What is being asked:
Your copy of the material must match it exactly, except that pictures are dropped.

######

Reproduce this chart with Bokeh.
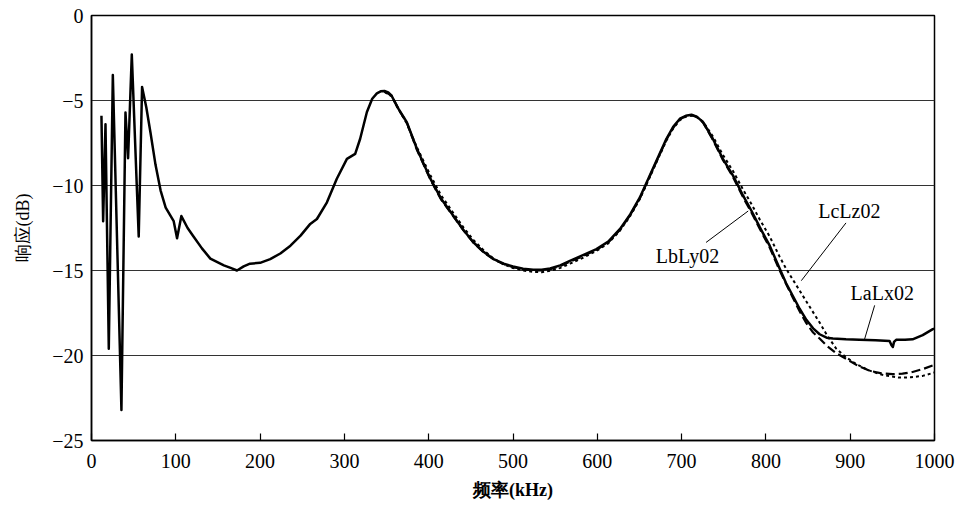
from bokeh.plotting import figure
from bokeh.models import ColumnDataSource, FixedTicker, Range1d
from bokeh.core.properties import value
from bokeh.embed import file_html
from bokeh.resources import INLINE

# Frequency response of the three sensor pairs (kHz, dB)
freq_a = [11.8, 13.8, 16.6, 20.5, 25.3, 35.5, 40.3, 43.4, 47.8, 56, 60, 65, 70, 76, 82, 88,
          97.5, 101.5, 106.6, 114, 121, 131, 141, 157, 165, 172.6, 180.5, 188, 200, 212, 224,
          236, 248, 259.5, 267.4, 279.3, 291, 303, 312.8, 318.7, 326.7, 333, 338.5, 343,
          347.5, 352, 356, 364, 374, 386, 402, 415, 429, 441, 453, 465, 477, 489, 500, 512,
          524, 534, 544, 556, 567.5, 583, 599, 613, 627, 639, 650.5, 666, 682, 690, 698, 705,
          711.7, 718, 725.5, 737, 749, 761, 773, 783, 792.7, 804.5, 816.4, 824, 832, 840,
          848, 856, 863.7, 872, 879.5, 895, 911, 930, 946.7, 949, 950.6, 952, 954.5, 965,
          974, 986, 998, 1000]
resp_a = [-5.9, -12.1, -6.4, -19.6, -3.5, -23.2, -5.7, -8.4, -2.3, -13.0, -4.2, -5.4, -6.9,
          -8.8, -10.3, -11.3, -12.1, -13.1, -11.8, -12.5, -13.0, -13.7, -14.3, -14.7, -14.85,
          -15.0, -14.76, -14.6, -14.55, -14.33, -14.0, -13.54, -12.95, -12.26, -11.97, -10.99,
          -9.6, -8.43, -8.14, -7.25, -5.68, -4.9, -4.58, -4.46, -4.44, -4.52, -4.72, -5.48,
          -6.27, -7.84, -9.6, -10.8, -11.77, -12.6, -13.34, -13.9, -14.33, -14.6, -14.76,
          -14.9, -14.96, -14.95, -14.88, -14.7, -14.43, -14.1, -13.74, -13.3, -12.55, -11.7,
          -10.7, -9.0, -7.25, -6.55, -6.07, -5.9, -5.84, -5.95, -6.27, -7.25, -8.43, -9.42,
          -10.6, -11.5, -12.45, -13.54, -14.9, -15.75, -16.5, -17.25, -17.9, -18.4, -18.75,
          -18.95, -19.0, -19.05, -19.08, -19.1, -19.14, -19.4, -19.5, -19.2, -19.08, -19.07,
          -19.05, -18.8, -18.45, -18.42]

freq_b = [347.5, 356, 364, 374, 386, 402, 415, 429, 441, 453, 465, 477, 489, 500, 512, 524,
          534, 544, 556, 567.5, 583, 599, 613, 627, 639, 650.5, 666, 682, 690, 698, 705, 711.7,
          718, 725.5, 737, 749, 761, 773, 783, 792.7, 804.5, 816.4, 824, 832, 840, 848, 856,
          863.7, 871.6, 883, 895.3, 909, 923, 937, 950.6, 962, 974, 986, 1000]
resp_b = [-4.46, -4.72, -5.5, -6.3, -7.9, -9.65, -10.85, -11.8, -12.62, -13.36, -13.92,
          -14.35, -14.62, -14.8, -14.93, -15.0, -15.0, -14.92, -14.74, -14.48, -14.15, -13.78,
          -13.35, -12.6, -11.75, -10.75, -9.05, -7.3, -6.6, -6.1, -5.92, -5.86, -5.97, -6.3,
          -7.3, -8.5, -9.5, -10.7, -11.6, -12.55, -13.65, -15.0, -15.8, -16.6, -17.4, -18.1,
          -18.65, -19.0, -19.4, -19.85, -20.2, -20.6, -20.9, -21.05, -21.1, -21.07, -20.97,
          -20.8, -20.55]

freq_c = [347.5, 356, 364, 374, 386, 402, 415, 429, 441, 453, 465, 477, 489, 500, 512, 524,
          534, 544, 556, 567.5, 583, 599, 613, 627, 639, 650.5, 666, 682, 690, 698, 705, 712,
          718, 725.5, 737, 749, 761, 773, 783, 792.7, 804.5, 816.4, 824, 834, 844, 854, 863.7,
          873, 883.5, 895, 907, 921, 935, 947, 958.5, 972, 986, 1000]
resp_c = [-4.5, -4.75, -5.5, -6.35, -7.75, -9.4, -10.6, -11.6, -12.45, -13.2, -13.8, -14.3,
          -14.65, -14.85, -15.0, -15.08, -15.1, -15.02, -14.85, -14.6, -14.25, -13.85, -13.4,
          -12.65, -11.8, -10.8, -9.1, -7.35, -6.65, -6.15, -5.95, -5.88, -5.97, -6.25, -7.1,
          -8.2, -9.15, -10.25, -11.1, -12.0, -13.0, -14.2, -14.9, -15.7, -16.5, -17.3, -18.06,
          -18.85, -19.6, -20.1, -20.5, -20.85, -21.1, -21.22, -21.3, -21.28, -21.2, -21.0]

# Curve labels and their leader lines
label_names = ["LbLy02", "LcLz02", "LaLx02"]
label_x = [707, 899, 938]
label_y = [-14.15, -11.5, -16.3]
leader_x0 = [729, 895, 929]
leader_y0 = [-13.35, -12.2, -17.05]
leader_x1 = [779, 842, 917]
leader_y1 = [-11.5, -15.6, -19.05]

x_ticks = [0, 100, 200, 300, 400, 500, 600, 700, 800, 900, 1000]
y_ticks = [0, -5, -10, -15, -20, -25]

SERIF = "Liberation Serif"

p = figure(width=959, height=507, output_backend="svg", toolbar_location=None,
           x_range=Range1d(0, 1000), y_range=Range1d(-25, 0),
           min_border_left=91, min_border_right=25, min_border_top=15, min_border_bottom=67)
p.background_fill_color = "white"
p.border_fill_color = "white"
p.outline_line_color = "black"
p.outline_line_width = 1.5

p.xgrid.grid_line_color = None
p.ygrid.grid_line_color = "#333333"
p.ygrid.grid_line_width = 1.2
p.ygrid.ticker = FixedTicker(ticks=[-5, -10, -15, -20])

p.xaxis.ticker = FixedTicker(ticks=x_ticks)
p.yaxis.ticker = FixedTicker(ticks=y_ticks)
p.yaxis.major_label_overrides = {t: (str(t).replace("-", "\u2212")) for t in y_ticks}

for ax in (p.xaxis[0], p.yaxis[0]):
    ax.axis_line_color = "black"
    ax.axis_line_width = 1.5
    ax.major_tick_in = 7
    ax.major_tick_out = 0
    ax.major_tick_line_color = "black"
    ax.major_tick_line_width = 1.2
    ax.minor_tick_line_color = None
    ax.major_label_text_font = SERIF
    ax.major_label_text_font_size = "20px"
    ax.major_label_text_color = "black"
    ax.axis_label_text_font = SERIF
    ax.axis_label_text_font_size = "18px"
    ax.axis_label_text_color = "black"

p.yaxis.major_tick_in = 0
p.xaxis.axis_label = "频率(kHz)"
p.xaxis.axis_label_text_font_style = "bold"
p.xaxis.axis_label_standoff = 9
p.yaxis.axis_label = "响应(dB)"
p.yaxis.axis_label_text_font_style = "normal"
p.yaxis.axis_label_standoff = 16
p.xaxis.major_label_standoff = 13
p.yaxis.major_label_standoff = 8

p.line(freq_c, resp_c, line_color="black", line_width=2, line_dash="3 3")
p.line(freq_b, resp_b, line_color="black", line_width=2.2, line_dash="9 4",
       line_join="round")
p.line(freq_a, resp_a, line_color="black", line_width=2.5, line_join="round")

p.segment(x0=leader_x0, y0=leader_y0, x1=leader_x1, y1=leader_y1,
          line_color="black", line_width=1)

src = ColumnDataSource(dict(x=label_x, y=label_y, t=label_names))
p.text(x="x", y="y", text="t", source=src, text_align="center", text_baseline="middle",
       text_font=value(SERIF), text_font_size="20px", text_color="black")

open("out.html", "w").write(file_html(p, INLINE))
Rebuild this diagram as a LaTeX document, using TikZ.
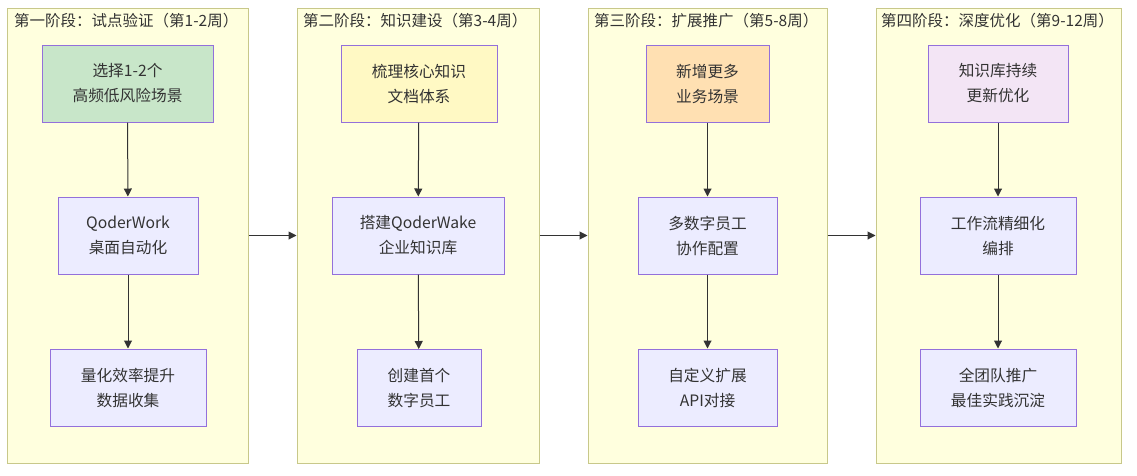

######

Output:
Reproduce this chart with Bokeh.
from bokeh.plotting import figure
from bokeh.models import ColumnDataSource, FixedTicker, Range1d
from bokeh.core.properties import value
from bokeh.embed import file_html
from bokeh.resources import INLINE

# Frequency response of the three sensor pairs (kHz, dB)
freq_a = [11.8, 13.8, 16.6, 20.5, 25.3, 35.5, 40.3, 43.4, 47.8, 56, 60, 65, 70, 76, 82, 88,
          97.5, 101.5, 106.6, 114, 121, 131, 141, 157, 165, 172.6, 180.5, 188, 200, 212, 224,
          236, 248, 259.5, 267.4, 279.3, 291, 303, 312.8, 318.7, 326.7, 333, 338.5, 343,
          347.5, 352, 356, 364, 374, 386, 402, 415, 429, 441, 453, 465, 477, 489, 500, 512,
          524, 534, 544, 556, 567.5, 583, 599, 613, 627, 639, 650.5, 666, 682, 690, 698, 705,
          711.7, 718, 725.5, 737, 749, 761, 773, 783, 792.7, 804.5, 816.4, 824, 832, 840,
          848, 856, 863.7, 872, 879.5, 895, 911, 930, 946.7, 949, 950.6, 952, 954.5, 965,
          974, 986, 998, 1000]
resp_a = [-5.9, -12.1, -6.4, -19.6, -3.5, -23.2, -5.7, -8.4, -2.3, -13.0, -4.2, -5.4, -6.9,
          -8.8, -10.3, -11.3, -12.1, -13.1, -11.8, -12.5, -13.0, -13.7, -14.3, -14.7, -14.85,
          -15.0, -14.76, -14.6, -14.55, -14.33, -14.0, -13.54, -12.95, -12.26, -11.97, -10.99,
          -9.6, -8.43, -8.14, -7.25, -5.68, -4.9, -4.58, -4.46, -4.44, -4.52, -4.72, -5.48,
          -6.27, -7.84, -9.6, -10.8, -11.77, -12.6, -13.34, -13.9, -14.33, -14.6, -14.76,
          -14.9, -14.96, -14.95, -14.88, -14.7, -14.43, -14.1, -13.74, -13.3, -12.55, -11.7,
          -10.7, -9.0, -7.25, -6.55, -6.07, -5.9, -5.84, -5.95, -6.27, -7.25, -8.43, -9.42,
          -10.6, -11.5, -12.45, -13.54, -14.9, -15.75, -16.5, -17.25, -17.9, -18.4, -18.75,
          -18.95, -19.0, -19.05, -19.08, -19.1, -19.14, -19.4, -19.5, -19.2, -19.08, -19.07,
          -19.05, -18.8, -18.45, -18.42]

freq_b = [347.5, 356, 364, 374, 386, 402, 415, 429, 441, 453, 465, 477, 489, 500, 512, 524,
          534, 544, 556, 567.5, 583, 599, 613, 627, 639, 650.5, 666, 682, 690, 698, 705, 711.7,
          718, 725.5, 737, 749, 761, 773, 783, 792.7, 804.5, 816.4, 824, 832, 840, 848, 856,
          863.7, 871.6, 883, 895.3, 909, 923, 937, 950.6, 962, 974, 986, 1000]
resp_b = [-4.46, -4.72, -5.5, -6.3, -7.9, -9.65, -10.85, -11.8, -12.62, -13.36, -13.92,
          -14.35, -14.62, -14.8, -14.93, -15.0, -15.0, -14.92, -14.74, -14.48, -14.15, -13.78,
          -13.35, -12.6, -11.75, -10.75, -9.05, -7.3, -6.6, -6.1, -5.92, -5.86, -5.97, -6.3,
          -7.3, -8.5, -9.5, -10.7, -11.6, -12.55, -13.65, -15.0, -15.8, -16.6, -17.4, -18.1,
          -18.65, -19.0, -19.4, -19.85, -20.2, -20.6, -20.9, -21.05, -21.1, -21.07, -20.97,
          -20.8, -20.55]

freq_c = [347.5, 356, 364, 374, 386, 402, 415, 429, 441, 453, 465, 477, 489, 500, 512, 524,
          534, 544, 556, 567.5, 583, 599, 613, 627, 639, 650.5, 666, 682, 690, 698, 705, 712,
          718, 725.5, 737, 749, 761, 773, 783, 792.7, 804.5, 816.4, 824, 834, 844, 854, 863.7,
          873, 883.5, 895, 907, 921, 935, 947, 958.5, 972, 986, 1000]
resp_c = [-4.5, -4.75, -5.5, -6.35, -7.75, -9.4, -10.6, -11.6, -12.45, -13.2, -13.8, -14.3,
          -14.65, -14.85, -15.0, -15.08, -15.1, -15.02, -14.85, -14.6, -14.25, -13.85, -13.4,
          -12.65, -11.8, -10.8, -9.1, -7.35, -6.65, -6.15, -5.95, -5.88, -5.97, -6.25, -7.1,
          -8.2, -9.15, -10.25, -11.1, -12.0, -13.0, -14.2, -14.9, -15.7, -16.5, -17.3, -18.06,
          -18.85, -19.6, -20.1, -20.5, -20.85, -21.1, -21.22, -21.3, -21.28, -21.2, -21.0]

# Curve labels and their leader lines
label_names = ["LbLy02", "LcLz02", "LaLx02"]
label_x = [707, 899, 938]
label_y = [-14.15, -11.5, -16.3]
leader_x0 = [729, 895, 929]
leader_y0 = [-13.35, -12.2, -17.05]
leader_x1 = [779, 842, 917]
leader_y1 = [-11.5, -15.6, -19.05]

x_ticks = [0, 100, 200, 300, 400, 500, 600, 700, 800, 900, 1000]
y_ticks = [0, -5, -10, -15, -20, -25]

SERIF = "Liberation Serif"

p = figure(width=959, height=507, output_backend="svg", toolbar_location=None,
           x_range=Range1d(0, 1000), y_range=Range1d(-25, 0),
           min_border_left=91, min_border_right=25, min_border_top=15, min_border_bottom=67)
p.background_fill_color = "white"
p.border_fill_color = "white"
p.outline_line_color = "black"
p.outline_line_width = 1.5

p.xgrid.grid_line_color = None
p.ygrid.grid_line_color = "#333333"
p.ygrid.grid_line_width = 1.2
p.ygrid.ticker = FixedTicker(ticks=[-5, -10, -15, -20])

p.xaxis.ticker = FixedTicker(ticks=x_ticks)
p.yaxis.ticker = FixedTicker(ticks=y_ticks)
p.yaxis.major_label_overrides = {t: (str(t).replace("-", "\u2212")) for t in y_ticks}

for ax in (p.xaxis[0], p.yaxis[0]):
    ax.axis_line_color = "black"
    ax.axis_line_width = 1.5
    ax.major_tick_in = 7
    ax.major_tick_out = 0
    ax.major_tick_line_color = "black"
    ax.major_tick_line_width = 1.2
    ax.minor_tick_line_color = None
    ax.major_label_text_font = SERIF
    ax.major_label_text_font_size = "20px"
    ax.major_label_text_color = "black"
    ax.axis_label_text_font = SERIF
    ax.axis_label_text_font_size = "18px"
    ax.axis_label_text_color = "black"

p.yaxis.major_tick_in = 0
p.xaxis.axis_label = "频率(kHz)"
p.xaxis.axis_label_text_font_style = "bold"
p.xaxis.axis_label_standoff = 9
p.yaxis.axis_label = "响应(dB)"
p.yaxis.axis_label_text_font_style = "normal"
p.yaxis.axis_label_standoff = 16
p.xaxis.major_label_standoff = 13
p.yaxis.major_label_standoff = 8

p.line(freq_c, resp_c, line_color="black", line_width=2, line_dash="3 3")
p.line(freq_b, resp_b, line_color="black", line_width=2.2, line_dash="9 4",
       line_join="round")
p.line(freq_a, resp_a, line_color="black", line_width=2.5, line_join="round")

p.segment(x0=leader_x0, y0=leader_y0, x1=leader_x1, y1=leader_y1,
          line_color="black", line_width=1)

src = ColumnDataSource(dict(x=label_x, y=label_y, t=label_names))
p.text(x="x", y="y", text="t", source=src, text_align="center", text_baseline="middle",
       text_font=value(SERIF), text_font_size="20px", text_color="black")

open("out.html", "w").write(file_html(p, INLINE))
Rebuild this diagram as a LaTeX document, using TikZ.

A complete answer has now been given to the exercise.